The world view that underlies this attitude is that producing stuff is an evil to be minimized. That there is virtue in producing less.

As per usual, this is entirely backwards. There is virtue in productive activity. The more we produce, the better off we collectively are. The more jobs there are, the more well being there is for even the least productive among us.

This is the same attitude that created that bumper sticker: "Live simply so others can simply live." Exactly, 180 degrees wrong. You want others to live better? Live as lavishly as you possibly can. Produce as much as you can, make as much money as you can, and spend that money to make your life as comfortable as you can possibly afford.

THAT is what will help others to live better. Because every little thing you buy in pursuit of your own hedonistic pleasure must be produced by someone else. They get paid for producing it, and are able to then afford the things they themselves want.

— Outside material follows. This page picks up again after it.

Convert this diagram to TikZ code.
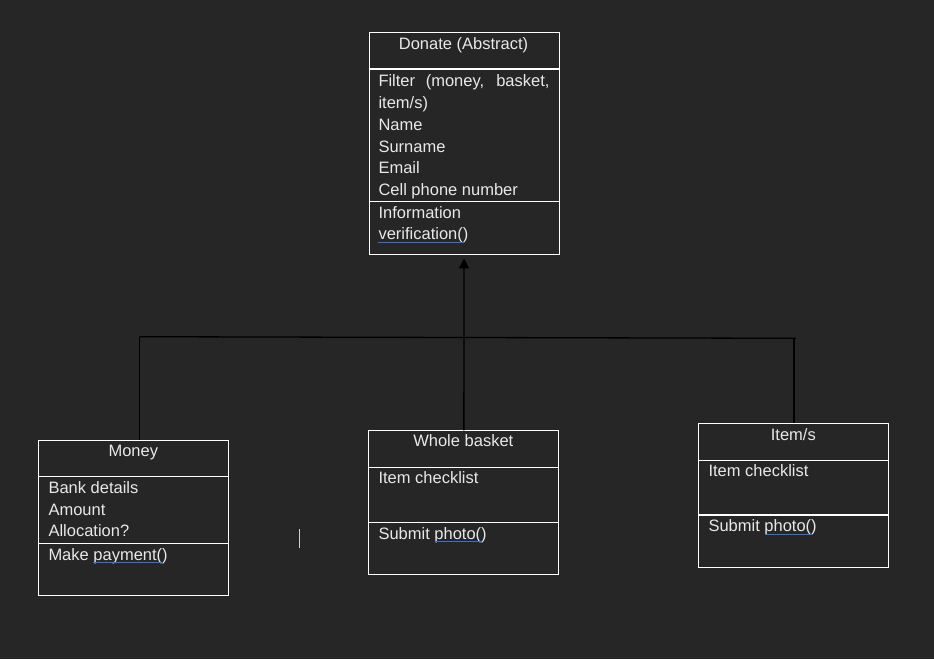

Imagine what would happen to the world economy if we took the advice of this bumber sticker? let's say every single one of us reduced our consumption of everthing we use by, say, 30%. Any idea how many people would lose their livelihoods and be thrown into poverty? Millions. Hundreds of millions worldwide.

Why don't these people understand this? Why do we have to constantly open up the Oregonian and get another lecture on why we should consume less?

Little wonder the Oregonian has found itself needing to produce fewer and fewer newspapers each day.

Saturday, September 12, 2009

Sorry for the inconvenience!

Here's a very interesting story from Missouri about a woman complaining to the Sherriff about being inconvenienced by a funeral procession for a soldier killed in Afghanistan.

What an incredibly poignant response from the Sherriff who responded to her email. It read, in part:

"While you were being inconvenienced in your car on your way home, there were soldiers just like Sergeant Woods carrying 100+ pounds of equipment in 120 degree heat, up some mountain or in the middle of some desert. They will shower out of a helmet liner if they get the chance. They will eat a cold meal of MRE's; something most people would consider garbage. They cannot text their family or friends, or go to McDonalds, or watch TV. They can only continue the mission and look out after the guy to the left and right of them. They don't complain because they know they volunteered. The only thing they ask is that we do not forget the sacrifices they have made."